Jean-Louis donc ce merveilleux paysan est devenu plus fort que les autres pour élever des taureaux reproducteurs machines immondes et difformes qui n'ont plus rien de naturel, mon cassoulet dont chacun des ingrédients est passé par mes mains, que j'ai aidé à grandir, que la terre a portés sous mon regard bienveillant et avec un tout petit peu de mon aide, que l'on appelle travail, ce cassoulet va donc rencontrer le vin de l'ami de mon père Jean-Louis meilleur éleveur de taureaux bodybuldés, qu'est-ce que ce Madiran.
Je n'aime pas regarder les étiquettes avant d'ouvrir mes bouteilles perdues, souvent les a prioris me font déjuger des vins et m'otent le plaisir de la rencontre fortuite.
Le nez est pauvre pour un vin de cet âge, il exhale bien des arômes de vin arrivé à son apogée mais tellement simples.
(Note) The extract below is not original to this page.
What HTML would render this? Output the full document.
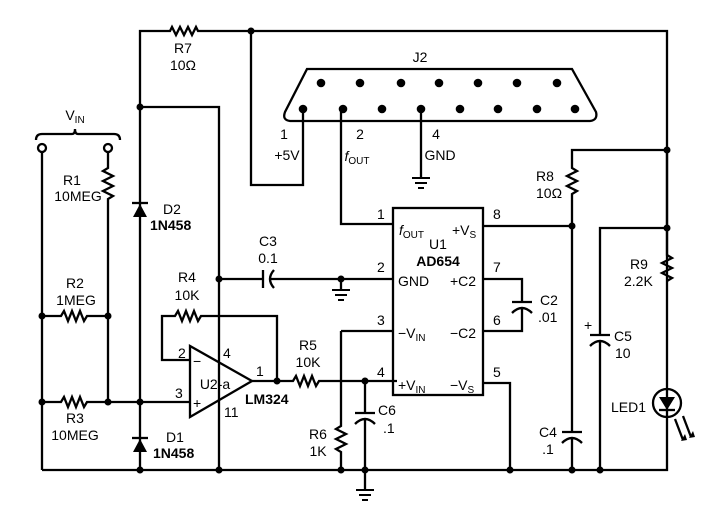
<!DOCTYPE html>
<html><head><meta charset="utf-8"><style>
body{margin:0;background:#fff}
svg{display:block}
text{font-family:"Liberation Sans",sans-serif;font-size:14px;fill:#000}
.b{font-weight:bold}
.s{font-size:10px}
</style></head><body>
<svg width="716" height="512" viewBox="0 0 716 512" xmlns="http://www.w3.org/2000/svg">
<g fill="none" stroke="#000" stroke-width="2.3" stroke-linejoin="miter">
<polyline points="140,470 140,31 170,31 172,27 176,35 180,27 184,35 188,27 192,35 196,27 198,31 667,31 667,470 42,470"/>
<polyline points="140,107 219,107 219,470"/>
<path d="M36,140 Q36,134 42,134 L72,134 Q75,134 75,129 Q75,134 78,134 L114,134 Q120,134 120,140"/>
<line x1="42" y1="152" x2="42" y2="470"/>
<polyline points="108,152 108,168 103,171 113,176 103,181 113,186 103,191 113,196 108,199 108,402"/>
<polyline points="42,316 61,316 64,311 68,321 72,311 76,321 80,311 84,321 87,316 108,316"/>
<polyline points="42,402 61,402 64,397 68,407 72,397 76,407 80,397 84,407 87,402 190,402"/>
<polygon points="190,346 190,417 252,381"/>
<polyline points="190,360 162,360 162,316 175,316 178,311 182,321 186,311 190,321 194,311 198,321 201,316 277,316 277,381"/>
<polyline points="252,381 293,381 296,376 300,386 304,376 308,386 312,376 316,386 319,381 397,381"/>
<polyline points="341,331 341,426 336,429 346,434 336,439 346,444 336,449 341,452 341,470"/>
<line x1="341" y1="331" x2="393" y2="331"/>
<polyline points="365,381 365,413"/>
<line x1="355" y1="413" x2="375" y2="413"/>
<path d="M355,424 Q365,414 375,424"/>
<line x1="365" y1="419" x2="365" y2="490"/>
<line x1="219" y1="279" x2="263" y2="279"/>
<line x1="263" y1="270" x2="263" y2="288"/>
<path d="M274,270 Q266,279 274,288"/>
<line x1="269" y1="279" x2="393" y2="279"/>
<line x1="341" y1="279" x2="341" y2="290"/>
<rect x="393" y="208" width="90" height="187"/>
<polyline points="393,224 341,224 341,109"/>
<polyline points="483,226 572,226"/>
<polyline points="483,279 522,279 522,302"/>
<line x1="512" y1="302" x2="532" y2="302"/>
<path d="M512,313 Q522,303 532,313"/>
<polyline points="522,308 522,331 483,331"/>
<polyline points="483,383 510,383 510,470"/>
<polyline points="667,150 572,150 572,168 577,171 567,176 577,181 567,186 577,191 572,194 572,432"/>
<line x1="562" y1="432" x2="582" y2="432"/>
<path d="M562,443 Q572,433 582,443"/>
<line x1="572" y1="438" x2="572" y2="470"/>
<polyline points="667,228 600,228 600,335"/>
<line x1="590" y1="335" x2="610" y2="335"/>
<path d="M590,346 Q600,336 610,346"/>
<line x1="600" y1="341" x2="600" y2="470"/>
<polyline points="667,150 667,255 672,258 662,263 672,268 662,273 672,278 667,281"/>
<circle cx="667" cy="403" r="14"/>
<line x1="659" y1="410" x2="675" y2="410"/>
<line x1="675" y1="419" x2="683" y2="440"/><line x1="683" y1="416" x2="691" y2="437"/>
<path d="M307,69 L572,69 L596,112 Q598,120 590,121 L290,121 Q282,120 285,112 Z"/>
<polyline points="303,109 303,185 251,185 251,31"/>
<line x1="421" y1="109" x2="421" y2="178"/>
<g stroke-width="2"><line x1="412" y1="178" x2="430" y2="178"/><line x1="415" y1="183" x2="427" y2="183"/><line x1="418" y1="188" x2="424" y2="188"/>
<line x1="332" y1="290" x2="350" y2="290"/><line x1="335" y1="295" x2="347" y2="295"/><line x1="338" y1="300" x2="344" y2="300"/>
<line x1="356" y1="490" x2="374" y2="490"/><line x1="359" y1="495" x2="371" y2="495"/><line x1="362" y1="500" x2="368" y2="500"/></g>
<circle cx="42" cy="148" r="4" fill="#fff"/><circle cx="108" cy="148" r="4" fill="#fff"/>
</g>
<g fill="#000">
<polygon points="133,217 147,217 140,204"/><line x1="132" y1="203" x2="148" y2="203" stroke="#000" stroke-width="2.3"/>
<polygon points="133,452 147,452 140,439"/><line x1="132" y1="438" x2="148" y2="438" stroke="#000" stroke-width="2.3"/>
<polygon points="659,397 675,397 667,410"/>
<polygon points="681,441 687,440 685,434"/><polygon points="689,438 695,437 693,431"/>
<circle cx="251" cy="31" r="3.5"/><circle cx="140" cy="107" r="3.5"/><circle cx="140" cy="402" r="3.5"/><circle cx="140" cy="470" r="3.5"/>
<circle cx="42" cy="316" r="3.5"/><circle cx="108" cy="316" r="3.5"/><circle cx="42" cy="402" r="3.5"/><circle cx="108" cy="402" r="3.5"/>
<circle cx="219" cy="279" r="3.5"/><circle cx="219" cy="470" r="3.5"/><circle cx="277" cy="381" r="3.5"/><circle cx="341" cy="279" r="3.5"/>
<circle cx="365" cy="381" r="3.5"/><circle cx="341" cy="470" r="3.5"/><circle cx="365" cy="470" r="3.5"/><circle cx="510" cy="470" r="3.5"/>
<circle cx="572" cy="470" r="3.5"/><circle cx="600" cy="470" r="3.5"/><circle cx="572" cy="226" r="3.5"/><circle cx="667" cy="150" r="3.5"/><circle cx="667" cy="228" r="3.5"/>
<circle cx="321" cy="83" r="4.3"/><circle cx="360" cy="83" r="4.3"/><circle cx="401" cy="83" r="4.3"/><circle cx="439" cy="83" r="4.3"/><circle cx="478" cy="83" r="4.3"/><circle cx="517" cy="83" r="4.3"/><circle cx="557" cy="83" r="4.3"/>
<circle cx="303" cy="109" r="4.3"/><circle cx="343" cy="109" r="4.3"/><circle cx="382" cy="109" r="4.3"/><circle cx="421" cy="109" r="4.3"/><circle cx="460" cy="109" r="4.3"/><circle cx="498" cy="109" r="4.3"/><circle cx="537" cy="109" r="4.3"/><circle cx="575" cy="109" r="4.3"/>
</g>
<g text-anchor="middle">
<text x="183" y="53">R7</text><text x="183" y="70">10Ω</text>
<text x="420" y="62">J2</text>
<text x="75" y="120">V<tspan class="s" dy="3">IN</tspan></text>
<text x="284" y="139">1</text><text x="287" y="160">+5V</text>
<text x="360" y="139">2</text><text x="357" y="161"><tspan font-style="italic">f</tspan><tspan class="s" dy="3">OUT</tspan></text>
<text x="436" y="139">4</text><text x="440" y="160">GND</text>
<text x="72" y="185">R1</text><text x="78" y="201">10MEG</text>
<text x="268" y="246">C3</text><text x="268" y="263">0.1</text>
<text x="75" y="288">R2</text><text x="76" y="305">1MEG</text>
<text x="187" y="282">R4</text><text x="187" y="300">10K</text>
<text x="308" y="350">R5</text><text x="308" y="367">10K</text>
<text x="75" y="423">R3</text><text x="75" y="440">10MEG</text>
<text x="318" y="439">R6</text><text x="318" y="456">1K</text>
<text x="548" y="437">C4</text><text x="548" y="454">.1</text>
<text x="438" y="249">U1</text><text x="438" y="266" class="b">AD654</text>
<text x="215" y="389">U2-a</text>
</g>
<text x="178" y="358">2</text><text x="223" y="358">4</text><text x="256" y="376">1</text><text x="175" y="398">3</text><text x="224" y="417">11</text>
<text x="193" y="366" font-size="16">−</text><text x="193" y="408" font-size="16">+</text>
<text x="245" y="404" class="b">LM324</text>
<text x="163" y="214">D2</text><text x="150" y="230" class="b">1N458</text>
<text x="166" y="442">D1</text><text x="153" y="458" class="b">1N458</text>
<text x="378" y="415">C6</text><text x="383" y="433">.1</text>
<text x="377" y="219">1</text><text x="377" y="272">2</text><text x="377" y="325">3</text><text x="377" y="377">4</text>
<text x="493" y="219">8</text><text x="493" y="272">7</text><text x="493" y="325">6</text><text x="493" y="377">5</text>
<text x="399" y="235"><tspan font-style="italic">f</tspan><tspan class="s" dy="3">OUT</tspan></text>
<text x="398" y="286">GND</text>
<text x="398" y="338">−V<tspan class="s" dy="3">IN</tspan></text>
<text x="398" y="390">+V<tspan class="s" dy="3">IN</tspan></text>
<text x="452" y="235">+V<tspan class="s" dy="3">S</tspan></text>
<text x="450" y="286">+C2</text>
<text x="450" y="338">−C2</text>
<text x="450" y="390">−V<tspan class="s" dy="3">S</tspan></text>
<text x="540" y="305">C2</text><text x="538" y="322">.01</text>
<text x="536" y="181">R8</text><text x="536" y="198">10Ω</text>
<text x="630" y="269">R9</text><text x="624" y="286">2.2K</text>
<text x="584" y="330">+</text><text x="614" y="341">C5</text><text x="615" y="358">10</text>
<text x="611" y="412">LED1</text>
</svg>
</body></html>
La bouche est pire, les tannins sont secs et verts, c'est un désastre de Madiran décharné sans matière, ce n'est pas du Madiran.
Il est courant maintenant que les Bourguignons, fassent des vins colorés, murs et boisés, que les vins de Loire soient si mûrs qu'ils ne vous rafraîchissent pas et vous assomment, et que les Madirans édulcorés soient de petits Bordeaux de piètre qualité.
Il ne gachera pas mon cassoulet, demain j'ouvrirai avec des amis la quintessence!
Je n'ai pas besoin de lire l'étiquette, il s'agit d'une des nombreuses marque arborant le nom d'un château imaginaire crée par la coopérative dominant le Gers, et qui prétent faire survivre les paysans si noble de ce pays en vendant leur âme.
Il faut être ce que l'on est, se dépêcher d'être soi, s'y appliquer, pacager l'herbe de notre champs que nous connaissons parfaitement grâce au labeur de nos ancêtre, plutôt que de vouloir devenir ce que nous croyons meilleur. Manger du cassoulet de haricots tarbais, mêlés de viande de porc noir et de canard de barbarie confites. Et boire du Madiran tanique, subltil et puissant, tels les bras des paysans musculeux qui travaillaient les terres de Gascogne.
C'est l'avenir que d'être ce que l'on est.